In 1985 Crighton's marriage was dissolved, and on 6 September 1986 he married Johanna Veronica Kooij, née Hol, an independent education consultant from the Netherlands, whom he had met some years earlier. In that same year he was elected professor of applied mathematics at the University of Cambridge. Here his boundless energy and talents found full scope. In 1991 he became head of the department of applied mathematics and theoretical physics and immediately took steps to establish new professorships, first in the rapidly emerging field of nonlinear dynamics, and then in the field of solid mechanics. The department continued to flourish under his inspired leadership. He played a key role in planning the move of the two departments of the Cambridge faculty of mathematics from their antiquated buildings on the Old Press site in the centre of town to the new Centre for Mathematical Sciences in west Cambridge (a move finally completed in 2002, two years after his death), and in the massive fund-raising campaign that this entailed.

From 1979 Crighton had been an associate editor of the Journal of Fluid Mechanics, the premier international journal of the subject. This was a position of great exposure, involving an immense correspondence with contributors from all over the world; from 1996, he gradually took over the editorship from the founding editor, G. K. Batchelor, whose health was failing. Crighton was elected to fellowship of the Royal Society in 1993, and for two years (1994-6) took on the additional burden of editing the Proceedings (A) of the Royal Society. Within Cambridge, Crighton was a fellow of St John's College from 1986 until his appointment as master of Jesus College in 1997. In this latter role, as in his role as head of the department of applied mathematics and theoretical physics, he governed with consummate diplomatic skill, great good humour, and a selfless concern for the members and staff of the college at all levels.

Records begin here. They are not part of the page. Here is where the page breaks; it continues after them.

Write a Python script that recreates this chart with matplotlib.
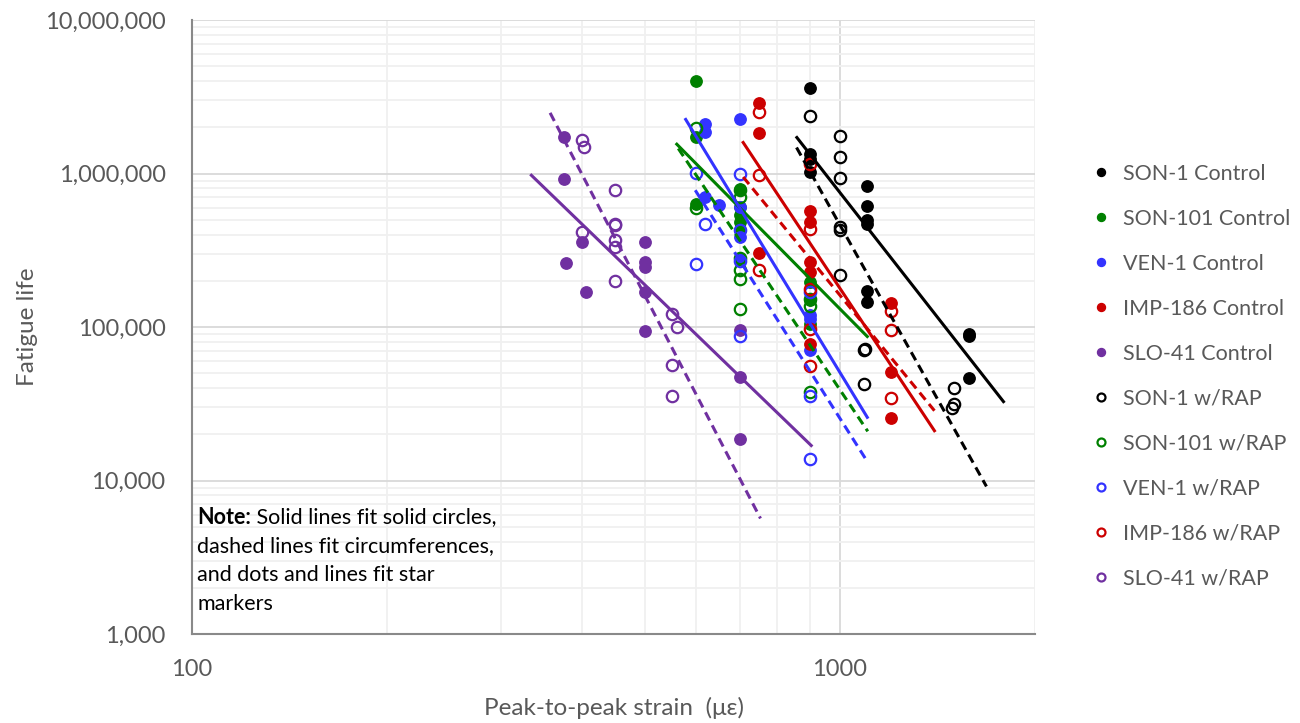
import numpy as np
import matplotlib
matplotlib.use("Agg")
import matplotlib.pyplot as plt
from matplotlib.ticker import FuncFormatter, LogLocator, NullFormatter

plt.rcParams['font.family'] = ['Lato', 'DejaVu Sans']

# --- data (strain in microstrain, fatigue life in cycles) ---
son1_ctrl_x = [900, 900, 900, 900, 1100, 1100, 1100, 1100, 1100, 1100, 1580, 1580, 1580]
son1_ctrl_y = [3585000, 1349000, 1250000, 1020000, 826000, 614000, 495000, 467000,
               171000, 145000, 90200, 87000, 46300]
son101_ctrl_x = [600, 600, 600, 700, 700, 700, 700, 700, 900, 900, 900]
son101_ctrl_y = [4018000, 1732000, 637000, 790000, 606000, 535000, 481000, 427000,
                 196000, 149000, 105000]
ven1_ctrl_x = [618, 618, 618, 650, 700, 700, 700, 700, 900, 900, 900]
ven1_ctrl_y = [2117000, 1868000, 703000, 621000, 2249000, 606000, 385000, 279000,
               119000, 113000, 70300]
imp186_ctrl_x = [750, 750, 750, 900, 900, 900, 900, 900, 1200, 1200, 1200]
imp186_ctrl_y = [2887000, 1841000, 303000, 567000, 483000, 265000, 228000, 77700,
                 143000, 50700, 25600]
slo41_ctrl_x = [375, 375, 378, 400, 405, 500, 500, 500, 500, 500, 700, 700, 700]
slo41_ctrl_y = [1732000, 927000, 260000, 356000, 170000, 356000, 264000, 245000,
                170000, 93900, 96000, 47000, 18600]

son1_rap_x = [900, 1000, 1000, 1000, 1000, 1000, 1000, 1090, 1095, 1090, 1500, 1500, 1490]
son1_rap_y = [2374000, 1768000, 1282000, 935000, 448000, 426000, 219000, 70300, 71600,
              42600, 40100, 31500, 29500]
son101_rap_x = [600, 600, 700, 700, 700, 700, 700, 700, 900, 900, 900]
son101_rap_y = [1965000, 600000, 786000, 700000, 283000, 234000, 206000, 131500,
                152000, 137000, 37500]
ven1_rap_x = [600, 618, 600, 700, 700, 700, 700, 900, 900, 900]
ven1_rap_y = [1009000, 471000, 258000, 1000000, 427000, 270000, 88000, 168000, 35700, 13800]
imp186_rap_x = [750, 750, 750, 900, 900, 900, 900, 900, 1200, 1200, 1200]
imp186_rap_y = [2521000, 974000, 234000, 1150000, 438000, 177000, 97300, 56100,
                128000, 95900, 34300]
slo41_rap_x = [400, 402, 400, 450, 450, 450, 450, 450, 450, 550, 560, 550, 550]
slo41_rap_y = [1648000, 1490000, 416000, 785000, 471000, 460000, 367000, 332000,
               198000, 121000, 100700, 56900, 35600]

# power-law trendline end points (strain, life)
son1_fit_x, son1_fit_y = [858, 1788], [1716000, 32650]
son1_rap_fit_x, son1_rap_fit_y = [857, 1683], [1477000, 9150]
son101_fit_x, son101_fit_y = [560, 1102], [1552000, 86700]
son101_rap_fit_x, son101_rap_fit_y = [563, 1104], [1455000, 20900]
ven1_fit_x, ven1_fit_y = [578, 1102], [2250000, 25800]
ven1_rap_fit_x, ven1_rap_fit_y = [598, 1102], [778000, 13300]
imp186_fit_x, imp186_fit_y = [709, 1399], [1592000, 21100]
imp186_rap_fit_x, imp186_rap_fit_y = [709, 1399], [949000, 28500]
slo41_fit_x, slo41_fit_y = [334, 903], [974000, 16900]
slo41_rap_fit_x, slo41_rap_fit_y = [357, 754], [2484000, 5660]

BLACK, GREEN, BLUE, RED, PURPLE = '#000000', '#008000', '#3333FF', '#CC0000', '#7030A0'
GRAY = '#595959'

fig = plt.figure(figsize=(13, 7.23), dpi=100)
ax = fig.add_axes([192 / 1300, 1 - 634 / 723, (1035 - 192) / 1300, (634 - 20) / 723])

controls = [
    ("SON-1 Control", son1_ctrl_x, son1_ctrl_y, BLACK),
    ("SON-101 Control", son101_ctrl_x, son101_ctrl_y, GREEN),
    ("VEN-1 Control", ven1_ctrl_x, ven1_ctrl_y, BLUE),
    ("IMP-186 Control", imp186_ctrl_x, imp186_ctrl_y, RED),
    ("SLO-41 Control", slo41_ctrl_x, slo41_ctrl_y, PURPLE),
]
raps = [
    ("SON-1 w/RAP", son1_rap_x, son1_rap_y, BLACK),
    ("SON-101 w/RAP", son101_rap_x, son101_rap_y, GREEN),
    ("VEN-1 w/RAP", ven1_rap_x, ven1_rap_y, BLUE),
    ("IMP-186 w/RAP", imp186_rap_x, imp186_rap_y, RED),
    ("SLO-41 w/RAP", slo41_rap_x, slo41_rap_y, PURPLE),
]
fits = [
    (son1_fit_x, son1_fit_y, BLACK, '-'), (son1_rap_fit_x, son1_rap_fit_y, BLACK, '--'),
    (son101_fit_x, son101_fit_y, GREEN, '-'), (son101_rap_fit_x, son101_rap_fit_y, GREEN, '--'),
    (ven1_fit_x, ven1_fit_y, BLUE, '-'), (ven1_rap_fit_x, ven1_rap_fit_y, BLUE, '--'),
    (imp186_fit_x, imp186_fit_y, RED, '-'), (imp186_rap_fit_x, imp186_rap_fit_y, RED, '--'),
    (slo41_fit_x, slo41_fit_y, PURPLE, '-'), (slo41_rap_fit_x, slo41_rap_fit_y, PURPLE, '--'),
]

for name, x, y, c in controls:
    ax.plot(x, y, 'o', color=c, ms=8.2, mec=c, label=name, zorder=3)
for name, x, y, c in raps:
    ax.plot(x, y, 'o', mfc='none', mec=c, ms=8.2, mew=1.6, label=name, zorder=3)
for x, y, c, ls in fits:
    style = '-' if ls == '-' else (0, (3.0, 1.8))
    ax.plot(x, y, color=c, lw=2.2, linestyle=style, zorder=4)

ax.set_xscale('log')
ax.set_yscale('log')
ax.set_xlim(100, 2000)
ax.set_ylim(1000, 1e7)

ax.xaxis.set_major_locator(LogLocator(base=10))
ax.xaxis.set_minor_locator(LogLocator(base=10, subs=np.arange(2, 10)))
ax.yaxis.set_major_locator(LogLocator(base=10))
ax.yaxis.set_minor_locator(LogLocator(base=10, subs=np.arange(2, 10)))
ax.xaxis.set_major_formatter(FuncFormatter(lambda v, p: f"{v:.0f}"))
ax.yaxis.set_major_formatter(FuncFormatter(lambda v, p: f"{v:,.0f}"))
ax.xaxis.set_minor_formatter(NullFormatter())
ax.yaxis.set_minor_formatter(NullFormatter())

ax.grid(True, which='major', color='#d9d9d9', lw=1.3, zorder=0)
ax.grid(True, which='minor', color='#f0f0f0', lw=1.3, zorder=0)
ax.set_axisbelow(True)

for s in ['top', 'right']:
    ax.spines[s].set_visible(False)
for s in ['left', 'bottom']:
    ax.spines[s].set_color('#898989')
    ax.spines[s].set_linewidth(1.5)

ax.tick_params(axis='both', which='both', length=0, labelcolor=GRAY, labelsize=17)
ax.tick_params(axis='y', pad=19)
ax.tick_params(axis='x', pad=18)

ax.set_xlabel("Peak-to-peak strain  (\u03bc\u03b5)", fontsize=17.5, color=GRAY, labelpad=12)
fig.text(28 / 1300, 1 - 327 / 723, "Fatigue life", rotation=90, ha='center', va='center',
         fontsize=17.5, color=GRAY)

# note, with bold lead-in
note = ax.text(0.006, 0.207, "Note:", transform=ax.transAxes, fontsize=15.5,
               fontweight='bold', va='top', ha='left', color='black')
ax.annotate(" Solid lines fit solid circles,", xy=(1, 1), xycoords=note,
            ha='left', va='top', fontsize=15.5, color='black')
ax.annotate("dashed lines fit circumferences,\nand dots and lines fit star\nmarkers",
            xy=(0.006, 0.207), xycoords='axes fraction', xytext=(0, -20.9),
            textcoords='offset points', ha='left', va='top', fontsize=15.5,
            linespacing=1.55, color='black')

leg = fig.legend(loc='center left', bbox_to_anchor=(1075 / 1300, 1 - 376 / 723),
                 frameon=False, fontsize=15.5, markerscale=0.7, handlelength=0.6,
                 handletextpad=0.75, labelspacing=1.16, labelcolor=GRAY)

fig.savefig("out.png", dpi=100)
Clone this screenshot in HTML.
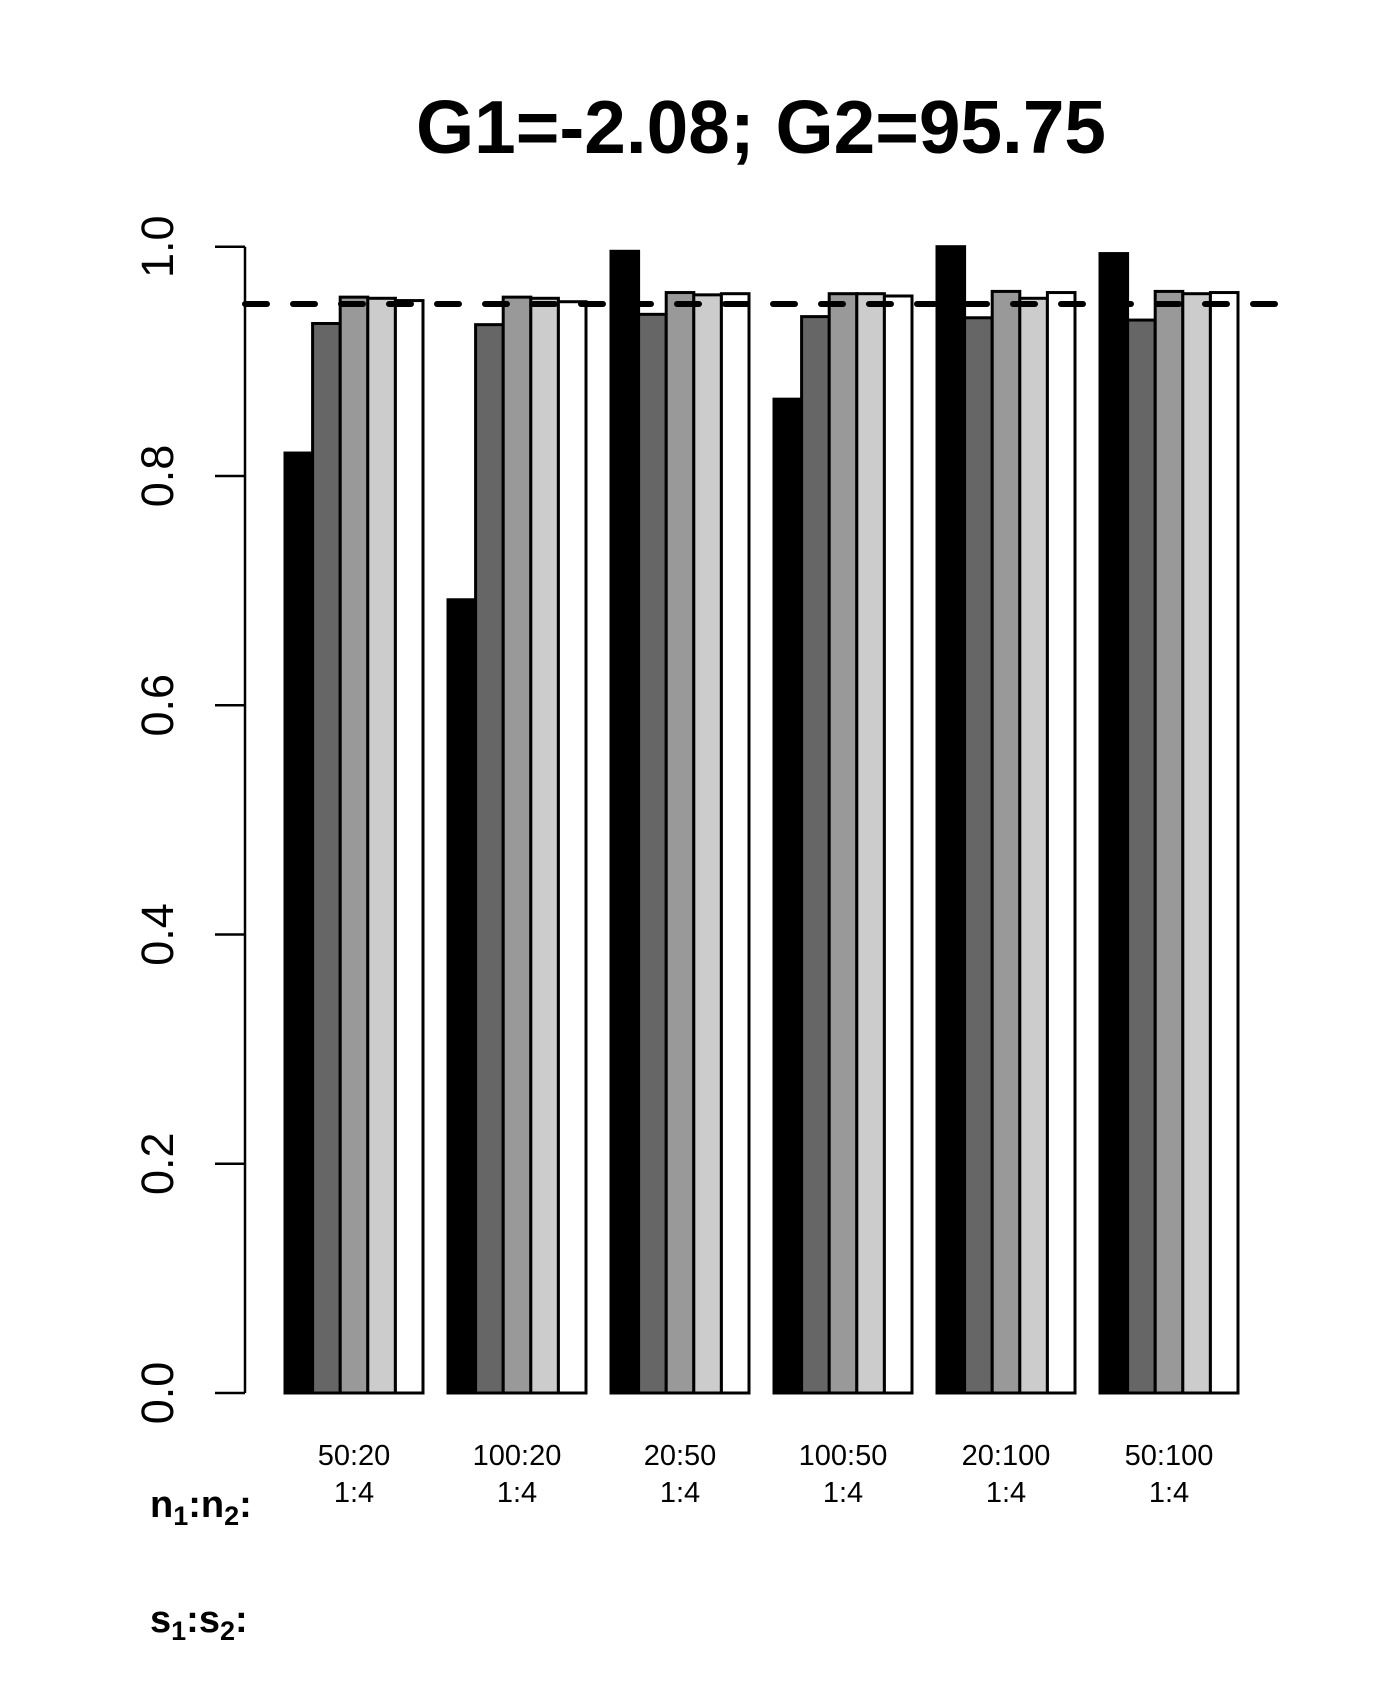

Crighton was widely respected outside Britain: he was president of the European Mechanics Society until 1997, and then continued to serve as vice-president. He was elected a member of Academia Europeae in 1999, in recognition as much for his services to European science as for his own considerable achievements in research. Institutions in the US and Europe awarded him medals and honorary doctorates.

Outside science, David Crighton's enduring passion was for the operas of Wagner, on which he became an authority. He never missed an opportunity to attend the Bayreuth Festival, and would always seek to incorporate at least one opera in each of his many lecturing engagements around the world. A final achievement that gave him great personal satisfaction just a few weeks before his death was to conduct his college orchestra in a moving performance of the overture to Tannhäuser. His infectious enthusiasm, and the twinkle in his eye, were endearing for all who worked with him.

Crighton died of cancer at Addenbrooke's Hospital, Cambridge, on 12 April 2000, aged fifty-seven, following fifteen months of illness which he endured with great courage, relinquishing none of his heavy responsibilities. He was cremated at Cambridge crematorium following a service in Jesus College chapel. A memorial service was held at Great St Mary's, Cambridge. His early death was a shock for the worldwide community of fluid dynamics, of which he had been an influential and greatly respected member.

H. K. MOFFATT

Sources  
H. E. Huppert and N. Peake, Memoirs FRS, 47 (2001)
J. F. Williams, 'David Crighton, 1942-2000: a commentary on his career and his influence on aeroacoustic theory', Journal of Fluid Mechanics, 437 (2001), 1-11
The Times (19 April 2000)
G. I. Barenblatt, 'George Keith Batchelor (1920-2000) and David George Crighton (1942-2000), applied mathematicians', Notices of the American Mathematical Society, 48/8 (2001), 800-06
WW (2000), 471
CGPLA Eng. & Wales (2000)
b. cert.
m. certs.

Likenesses  
L. Riley-Smith, oils, 1999, Jesus College, Cambridge; copy, department of applied mathematics and theoretical physics, U. Cam.